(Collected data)

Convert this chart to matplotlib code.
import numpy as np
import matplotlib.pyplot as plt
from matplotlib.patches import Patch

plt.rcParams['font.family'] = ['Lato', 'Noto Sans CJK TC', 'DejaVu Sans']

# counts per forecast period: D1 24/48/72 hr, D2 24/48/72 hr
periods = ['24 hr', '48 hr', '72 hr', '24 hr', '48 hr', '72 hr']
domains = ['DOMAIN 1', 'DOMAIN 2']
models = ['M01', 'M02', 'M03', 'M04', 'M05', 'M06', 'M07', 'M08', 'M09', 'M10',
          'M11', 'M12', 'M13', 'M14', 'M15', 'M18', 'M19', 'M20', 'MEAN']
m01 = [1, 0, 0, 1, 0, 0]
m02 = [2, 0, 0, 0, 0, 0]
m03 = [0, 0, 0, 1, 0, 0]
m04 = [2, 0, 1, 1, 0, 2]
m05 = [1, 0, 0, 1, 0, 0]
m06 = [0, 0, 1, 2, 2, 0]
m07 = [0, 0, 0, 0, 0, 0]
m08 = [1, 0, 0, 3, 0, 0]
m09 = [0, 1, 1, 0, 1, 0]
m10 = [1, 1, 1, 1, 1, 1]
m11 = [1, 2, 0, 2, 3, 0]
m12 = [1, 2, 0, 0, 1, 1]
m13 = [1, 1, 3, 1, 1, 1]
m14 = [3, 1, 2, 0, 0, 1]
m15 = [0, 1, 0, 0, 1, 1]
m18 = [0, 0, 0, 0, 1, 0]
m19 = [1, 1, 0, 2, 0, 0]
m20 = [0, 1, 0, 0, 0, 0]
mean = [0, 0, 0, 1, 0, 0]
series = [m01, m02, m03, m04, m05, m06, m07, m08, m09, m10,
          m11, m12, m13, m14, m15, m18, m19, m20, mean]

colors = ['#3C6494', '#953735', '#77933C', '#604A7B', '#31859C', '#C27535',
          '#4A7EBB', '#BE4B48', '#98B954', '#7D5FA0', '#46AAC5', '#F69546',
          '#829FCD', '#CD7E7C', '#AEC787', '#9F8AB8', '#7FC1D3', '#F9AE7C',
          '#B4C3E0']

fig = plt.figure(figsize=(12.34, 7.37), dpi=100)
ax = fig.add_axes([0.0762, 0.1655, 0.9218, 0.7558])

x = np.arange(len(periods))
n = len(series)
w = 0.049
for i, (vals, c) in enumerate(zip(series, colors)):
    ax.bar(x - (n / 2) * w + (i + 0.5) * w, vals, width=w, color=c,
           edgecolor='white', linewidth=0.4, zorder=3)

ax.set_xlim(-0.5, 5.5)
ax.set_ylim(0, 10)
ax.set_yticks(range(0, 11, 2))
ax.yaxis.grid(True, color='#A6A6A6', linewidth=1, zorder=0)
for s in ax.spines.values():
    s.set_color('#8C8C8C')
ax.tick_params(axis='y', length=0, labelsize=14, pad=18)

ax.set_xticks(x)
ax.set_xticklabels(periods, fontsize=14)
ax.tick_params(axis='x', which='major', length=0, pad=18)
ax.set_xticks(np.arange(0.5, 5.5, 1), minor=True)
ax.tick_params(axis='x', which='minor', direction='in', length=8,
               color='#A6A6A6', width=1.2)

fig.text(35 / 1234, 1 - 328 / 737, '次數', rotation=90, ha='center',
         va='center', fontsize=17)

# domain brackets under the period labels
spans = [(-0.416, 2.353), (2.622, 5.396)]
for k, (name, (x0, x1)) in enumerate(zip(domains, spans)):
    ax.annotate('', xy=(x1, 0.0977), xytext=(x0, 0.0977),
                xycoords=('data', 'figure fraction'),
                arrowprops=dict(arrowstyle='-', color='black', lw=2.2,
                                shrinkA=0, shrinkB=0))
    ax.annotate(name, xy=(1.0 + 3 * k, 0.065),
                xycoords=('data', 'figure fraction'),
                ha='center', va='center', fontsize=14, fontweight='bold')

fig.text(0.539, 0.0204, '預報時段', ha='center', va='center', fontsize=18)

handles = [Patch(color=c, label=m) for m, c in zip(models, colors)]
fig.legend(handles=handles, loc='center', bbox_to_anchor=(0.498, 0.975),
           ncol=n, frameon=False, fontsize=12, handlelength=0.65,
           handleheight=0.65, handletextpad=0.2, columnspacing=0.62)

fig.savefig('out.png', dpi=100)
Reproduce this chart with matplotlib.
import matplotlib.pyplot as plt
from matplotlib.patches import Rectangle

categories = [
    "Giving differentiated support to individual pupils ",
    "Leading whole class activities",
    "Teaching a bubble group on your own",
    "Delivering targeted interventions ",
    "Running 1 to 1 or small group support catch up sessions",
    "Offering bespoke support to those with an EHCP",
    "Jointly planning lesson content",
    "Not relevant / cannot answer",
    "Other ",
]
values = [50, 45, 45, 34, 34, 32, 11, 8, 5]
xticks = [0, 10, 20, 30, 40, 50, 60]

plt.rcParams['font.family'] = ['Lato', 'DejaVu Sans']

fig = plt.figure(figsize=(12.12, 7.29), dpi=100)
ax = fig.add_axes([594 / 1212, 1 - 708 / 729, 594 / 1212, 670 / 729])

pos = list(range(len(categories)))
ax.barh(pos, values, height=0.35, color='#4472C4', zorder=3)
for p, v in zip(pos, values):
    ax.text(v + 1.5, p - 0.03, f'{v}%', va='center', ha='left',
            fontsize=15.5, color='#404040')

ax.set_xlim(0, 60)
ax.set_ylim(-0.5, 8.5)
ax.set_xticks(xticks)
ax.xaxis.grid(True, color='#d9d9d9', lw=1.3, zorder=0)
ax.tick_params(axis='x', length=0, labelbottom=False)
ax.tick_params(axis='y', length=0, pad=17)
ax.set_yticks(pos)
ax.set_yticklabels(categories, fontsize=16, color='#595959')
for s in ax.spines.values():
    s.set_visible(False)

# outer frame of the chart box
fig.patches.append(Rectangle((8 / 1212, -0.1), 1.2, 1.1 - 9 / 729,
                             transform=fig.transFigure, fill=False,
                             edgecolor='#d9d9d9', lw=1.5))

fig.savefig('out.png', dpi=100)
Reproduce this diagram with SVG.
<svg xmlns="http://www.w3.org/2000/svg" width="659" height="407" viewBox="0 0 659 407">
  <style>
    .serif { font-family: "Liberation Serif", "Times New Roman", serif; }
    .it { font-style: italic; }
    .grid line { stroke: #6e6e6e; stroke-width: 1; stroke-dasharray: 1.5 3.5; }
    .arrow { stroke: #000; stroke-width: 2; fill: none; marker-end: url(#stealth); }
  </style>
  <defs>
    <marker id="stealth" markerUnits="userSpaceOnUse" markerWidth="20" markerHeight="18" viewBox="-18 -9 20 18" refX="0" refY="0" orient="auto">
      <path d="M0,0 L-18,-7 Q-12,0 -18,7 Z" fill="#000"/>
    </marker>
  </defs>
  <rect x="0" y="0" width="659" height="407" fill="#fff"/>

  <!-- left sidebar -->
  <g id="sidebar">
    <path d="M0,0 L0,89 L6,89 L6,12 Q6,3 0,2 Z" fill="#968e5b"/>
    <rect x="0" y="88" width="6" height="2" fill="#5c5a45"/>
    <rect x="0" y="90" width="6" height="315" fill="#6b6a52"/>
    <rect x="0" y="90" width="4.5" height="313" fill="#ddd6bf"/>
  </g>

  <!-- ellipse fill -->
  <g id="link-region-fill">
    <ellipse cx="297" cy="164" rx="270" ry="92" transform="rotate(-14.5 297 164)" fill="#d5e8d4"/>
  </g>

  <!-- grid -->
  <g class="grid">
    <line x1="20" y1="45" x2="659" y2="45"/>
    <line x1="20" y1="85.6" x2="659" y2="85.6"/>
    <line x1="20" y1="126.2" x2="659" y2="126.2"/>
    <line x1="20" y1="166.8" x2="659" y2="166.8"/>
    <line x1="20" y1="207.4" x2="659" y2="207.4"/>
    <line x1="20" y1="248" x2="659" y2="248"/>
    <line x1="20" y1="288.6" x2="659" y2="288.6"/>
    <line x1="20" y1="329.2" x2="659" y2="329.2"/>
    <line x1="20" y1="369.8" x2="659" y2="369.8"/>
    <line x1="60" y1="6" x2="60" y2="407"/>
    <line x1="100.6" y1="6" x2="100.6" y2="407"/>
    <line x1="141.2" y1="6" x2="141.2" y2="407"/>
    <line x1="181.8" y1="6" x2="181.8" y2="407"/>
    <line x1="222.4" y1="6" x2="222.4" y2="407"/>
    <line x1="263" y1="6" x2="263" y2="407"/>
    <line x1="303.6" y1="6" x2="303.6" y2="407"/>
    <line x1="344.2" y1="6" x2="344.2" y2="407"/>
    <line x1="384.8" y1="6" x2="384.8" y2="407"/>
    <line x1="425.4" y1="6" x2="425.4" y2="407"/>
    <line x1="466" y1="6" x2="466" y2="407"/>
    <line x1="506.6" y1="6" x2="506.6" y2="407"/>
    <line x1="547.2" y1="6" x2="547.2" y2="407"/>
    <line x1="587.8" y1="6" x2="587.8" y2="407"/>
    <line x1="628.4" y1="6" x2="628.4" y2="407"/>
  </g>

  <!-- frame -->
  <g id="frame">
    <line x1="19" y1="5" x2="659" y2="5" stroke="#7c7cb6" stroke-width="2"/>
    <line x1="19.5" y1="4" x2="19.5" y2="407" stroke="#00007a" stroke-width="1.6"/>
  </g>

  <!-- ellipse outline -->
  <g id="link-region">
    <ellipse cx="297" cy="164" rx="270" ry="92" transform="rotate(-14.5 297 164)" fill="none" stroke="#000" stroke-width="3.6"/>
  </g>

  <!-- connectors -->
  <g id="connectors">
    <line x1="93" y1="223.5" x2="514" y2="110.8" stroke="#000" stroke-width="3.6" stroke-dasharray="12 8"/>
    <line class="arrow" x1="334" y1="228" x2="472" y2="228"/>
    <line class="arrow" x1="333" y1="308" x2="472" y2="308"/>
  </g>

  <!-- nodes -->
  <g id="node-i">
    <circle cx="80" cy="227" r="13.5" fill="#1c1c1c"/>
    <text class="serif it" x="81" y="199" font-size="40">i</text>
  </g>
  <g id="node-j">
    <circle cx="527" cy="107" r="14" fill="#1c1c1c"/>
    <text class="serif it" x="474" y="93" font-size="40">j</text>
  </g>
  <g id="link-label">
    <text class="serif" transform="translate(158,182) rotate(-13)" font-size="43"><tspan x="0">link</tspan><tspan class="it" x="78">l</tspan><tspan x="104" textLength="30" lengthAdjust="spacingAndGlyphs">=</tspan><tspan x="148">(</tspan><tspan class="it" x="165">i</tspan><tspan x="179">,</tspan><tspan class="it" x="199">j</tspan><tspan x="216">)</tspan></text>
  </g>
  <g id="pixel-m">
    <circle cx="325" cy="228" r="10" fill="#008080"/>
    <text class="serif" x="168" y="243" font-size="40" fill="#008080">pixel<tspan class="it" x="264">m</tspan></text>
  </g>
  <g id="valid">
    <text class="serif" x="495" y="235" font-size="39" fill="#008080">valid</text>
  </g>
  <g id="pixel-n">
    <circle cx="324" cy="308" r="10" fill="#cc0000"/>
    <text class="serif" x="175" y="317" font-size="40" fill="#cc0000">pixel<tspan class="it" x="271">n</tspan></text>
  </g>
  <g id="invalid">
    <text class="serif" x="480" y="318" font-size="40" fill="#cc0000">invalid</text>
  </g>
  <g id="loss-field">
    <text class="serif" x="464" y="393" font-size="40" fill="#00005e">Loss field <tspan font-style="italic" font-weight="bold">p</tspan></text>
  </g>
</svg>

EXERCISE REQUIREMENTS:
Look at the material above and copy, word for word, its lines from the first through the one containing "plt.rcParams['font.family'] = ['Lato', 'Noto".

WRITTEN ANSWER:
Convert this chart to matplotlib code.
import numpy as np
import matplotlib.pyplot as plt
from matplotlib.patches import Patch

plt.rcParams['font.family'] = ['Lato', 'Noto Sans CJK TC', 'DejaVu Sans']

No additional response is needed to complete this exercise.